# Dataset section
++++++++++++++++++++

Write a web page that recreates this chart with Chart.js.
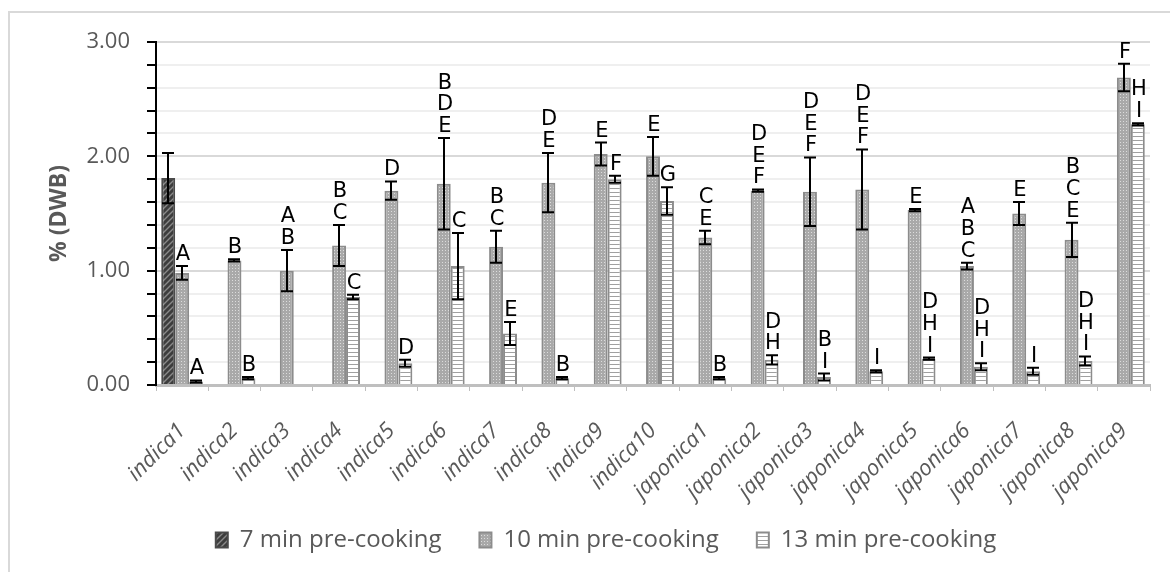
<!DOCTYPE html>
<html>
<head>
<meta charset="utf-8">
<script src="https://cdn.jsdelivr.net/npm/chart.js@4.4.1/dist/chart.umd.min.js"></script>
<style>
  html, body { margin: 0; padding: 0; background: #fff; overflow: hidden; }
  #wrap { position: relative; width: 1170px; height: 572px; }
  #frame { position: absolute; left: 8px; top: 11px; width: 1200px; height: 600px; border: 2px solid #d9d9d9; pointer-events: none; }
</style>
</head>
<body>
<div id="wrap">
  <canvas id="chart" width="1170" height="572"></canvas>
  <div id="frame"></div>
</div>
<script>
const categories = [
  "indica1", "indica2", "indica3", "indica4", "indica5", "indica6", "indica7", "indica8", "indica9", "indica10",
  "japonica1", "japonica2", "japonica3", "japonica4", "japonica5", "japonica6", "japonica7", "japonica8", "japonica9",
];

const min7 = [1.81, null, null, null, null, null, null, null, null, null, null, null, null, null, null, null, null, null, null];
const min10 = [0.98, 1.09, 1.0, 1.22, 1.7, 1.76, 1.21, 1.77, 2.02, 2.0, 1.29, 1.7, 1.69, 1.71, 1.53, 1.04, 1.5, 1.27, 2.69];
const min13 = [0.03, 0.06, null, 0.77, 0.19, 1.04, 0.45, 0.06, 1.8, 1.61, 0.06, 0.22, 0.07, 0.12, 0.23, 0.16, 0.12, 0.21, 2.28];

const err7 = [0.22, null, null, null, null, null, null, null, null, null, null, null, null, null, null, null, null, null, null];
const err10 = [0.06, 0.01, 0.18, 0.18, 0.08, 0.4, 0.14, 0.26, 0.1, 0.17, 0.06, 0.01, 0.3, 0.35, 0.01, 0.03, 0.1, 0.15, 0.12];
const err13 = [0.01, 0.01, null, 0.02, 0.03, 0.29, 0.1, 0.01, 0.03, 0.12, 0.01, 0.04, 0.03, 0.01, 0.01, 0.03, 0.03, 0.04, 0.01];

const letters7 = ["", "", "", "", "", "", "", "", "", "", "", "", "", "", "", "", "", "", ""];
const letters10 = ["A", "B", "AB", "BC", "D", "BDE", "BC", "DE", "E", "E", "CE", "DEF", "DEF", "DEF", "E", "ABC", "E", "BCE", "F"];
const letters13 = ["A", "B", "", "C", "D", "C", "E", "B", "F", "G", "B", "DH", "BI", "I", "DHI", "DHI", "I", "DHI", "HI"];

const seriesNames = ["7 min pre-cooking", "10 min pre-cooking", "13 min pre-cooking"];

const canvas = document.getElementById("chart");
const ctx = canvas.getContext("2d");

// small tiles used as fill patterns
function tile(w, h, draw) {
  const c = document.createElement("canvas");
  c.width = w;
  c.height = h;
  draw(c.getContext("2d"));
  return ctx.createPattern(c, "repeat");
}

const hatchDark = tile(6, 6, (g) => {
  g.fillStyle = "#3d3d3d";
  g.fillRect(0, 0, 6, 6);
  g.strokeStyle = "#8a8a8a";
  g.lineWidth = 1.4;
  g.beginPath();
  g.moveTo(-1, 7); g.lineTo(7, -1);
  g.moveTo(-4, 4); g.lineTo(4, -4);
  g.moveTo(2, 10); g.lineTo(10, 2);
  g.stroke();
});

const dotted = tile(3, 3, (g) => {
  g.fillStyle = "#a9a9a9";
  g.fillRect(0, 0, 3, 3);
  g.fillStyle = "#dcdcdc";
  g.fillRect(1, 1, 1, 1);
});

const striped = tile(4, 4, (g) => {
  g.fillStyle = "#ffffff";
  g.fillRect(0, 0, 4, 4);
  g.fillStyle = "#a0a0a0";
  g.fillRect(0, 0, 4, 1);
});

// error bars and letter labels
const errorBars = {
  id: "errorBars",
  afterDatasetsDraw(chart) {
    const c = chart.ctx;
    const y = chart.scales.y;
    c.save();
    chart.data.datasets.forEach((ds, di) => {
      const meta = chart.getDatasetMeta(di);
      meta.data.forEach((bar, i) => {
        const v = ds.data[i];
        const e = ds.errors[i];
        if (v == null) return;
        const x = Math.round(bar.x);
        const top = y.getPixelForValue(v + e);
        const bot = y.getPixelForValue(v - e);
        c.strokeStyle = "#000";
        c.lineWidth = 2;
        c.beginPath();
        c.moveTo(x, top); c.lineTo(x, bot);
        c.moveTo(x - 6, top); c.lineTo(x + 6, top);
        c.moveTo(x - 6, bot); c.lineTo(x + 6, bot);
        c.stroke();

        const txt = ds.letters[i];
        if (!txt) return;
        c.fillStyle = "#000";
        c.font = "21px 'DejaVu Sans'";
        c.textAlign = "center";
        c.textBaseline = "alphabetic";
        const base = top - 6;
        const n = txt.length;
        for (let k = 0; k < n; k++) {
          c.fillText(txt[k], x + 1, base - (n - 1 - k) * 21.7);
        }
      });
    });
    c.restore();
  },
};

// nudge the legend right and let the slanted labels run below the axis box
const tweakLayout = {
  id: "tweakLayout",
  afterLayout(chart) {
    chart.legend.left += 60;
    chart.scales.x.bottom = chart.height;
  },
};

new Chart(canvas, {
  type: "bar",

  data: {
    labels: categories,

    datasets: [
      {
        label: seriesNames[0],
        data: min7,
        errors: err7,
        letters: letters7,
        backgroundColor: hatchDark,
        borderColor: "#4a4a4a",
        borderWidth: 2,
      },
      {
        label: seriesNames[1],
        data: min10,
        errors: err10,
        letters: letters10,
        backgroundColor: dotted,
        borderColor: "#8c8c8c",
        borderWidth: 2,
      },
      {
        label: seriesNames[2],
        data: min13,
        errors: err13,
        letters: letters13,
        backgroundColor: striped,
        borderColor: "#8c8c8c",
        borderWidth: 2,
      },
    ],
  },

  options: {
    responsive: false,
    animation: false,
    categoryPercentage: 0.8,
    barPercentage: 1.0,
    layout: { padding: { top: 42, right: 18, bottom: 10, left: 0 } },

    plugins: {
      tooltip: { enabled: false },
      legend: {
        position: "bottom",
        labels: {
          boxWidth: 12,
          boxHeight: 15,
          padding: 38,
          color: "#595959",
          font: { family: "Open Sans", size: 24 },
        },
      },
    },

    scales: {
      x: {
        afterFit(s) { s.height = 105; },
        ticks: {
          autoSkip: false,
          minRotation: 45,
          maxRotation: 45,
          padding: 27,
          color: "#595959",
          font: { family: "Open Sans", size: 22, style: "italic" },
        },
        grid: { drawOnChartArea: false, offset: true, tickLength: 6, color: "#bfbfbf" },
        border: { color: "#bfbfbf", width: 3 },
      },
      y: {
        min: 0,
        max: 3,
        afterFit(s) { s.width = 156; },
        ticks: {
          stepSize: 0.2,
          autoSkip: false,
          padding: 17,
          color: "#595959",
          font: { family: "Open Sans", size: 22 },
          callback: (v) => (Math.abs(v - Math.round(v)) < 1e-6 ? Number(v).toFixed(2) : ""),
        },
        grid: {
          color: (c) => (Math.abs(c.tick.value - Math.round(c.tick.value)) < 1e-6 ? "#d9d9d9" : "#efefef"),
          lineWidth: 2,
          tickColor: "#000",
          tickLength: 9,
          tickWidth: 2,
        },
        border: { color: "#000", width: 2 },
        title: {
          display: true,
          text: "% (DWB)",
          color: "#595959",
          font: { family: "Open Sans", size: 23, weight: "bold" },
          padding: { top: 46, bottom: 0 },
        },
      },
    },
  },

  plugins: [errorBars, tweakLayout],
});
</script>
</body>
</html>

++++++++++++++++++++

# What the exercise asks
Without any pictures, reproduce the lines from the first one in the material through the line that has "0.12, 0.21, 2.28];", exactly as they appear.

# Result
Write a web page that recreates this chart with Chart.js.
<!DOCTYPE html>
<html>
<head>
<meta charset="utf-8">
<script src="https://cdn.jsdelivr.net/npm/chart.js@4.4.1/dist/chart.umd.min.js"></script>
<style>
  html, body { margin: 0; padding: 0; background: #fff; overflow: hidden; }
  #wrap { position: relative; width: 1170px; height: 572px; }
  #frame { position: absolute; left: 8px; top: 11px; width: 1200px; height: 600px; border: 2px solid #d9d9d9; pointer-events: none; }
</style>
</head>
<body>
<div id="wrap">
  <canvas id="chart" width="1170" height="572"></canvas>
  <div id="frame"></div>
</div>
<script>
const categories = [
  "indica1", "indica2", "indica3", "indica4", "indica5", "indica6", "indica7", "indica8", "indica9", "indica10",
  "japonica1", "japonica2", "japonica3", "japonica4", "japonica5", "japonica6", "japonica7", "japonica8", "japonica9",
];

const min7 = [1.81, null, null, null, null, null, null, null, null, null, null, null, null, null, null, null, null, null, null];
const min10 = [0.98, 1.09, 1.0, 1.22, 1.7, 1.76, 1.21, 1.77, 2.02, 2.0, 1.29, 1.7, 1.69, 1.71, 1.53, 1.04, 1.5, 1.27, 2.69];
const min13 = [0.03, 0.06, null, 0.77, 0.19, 1.04, 0.45, 0.06, 1.8, 1.61, 0.06, 0.22, 0.07, 0.12, 0.23, 0.16, 0.12, 0.21, 2.28];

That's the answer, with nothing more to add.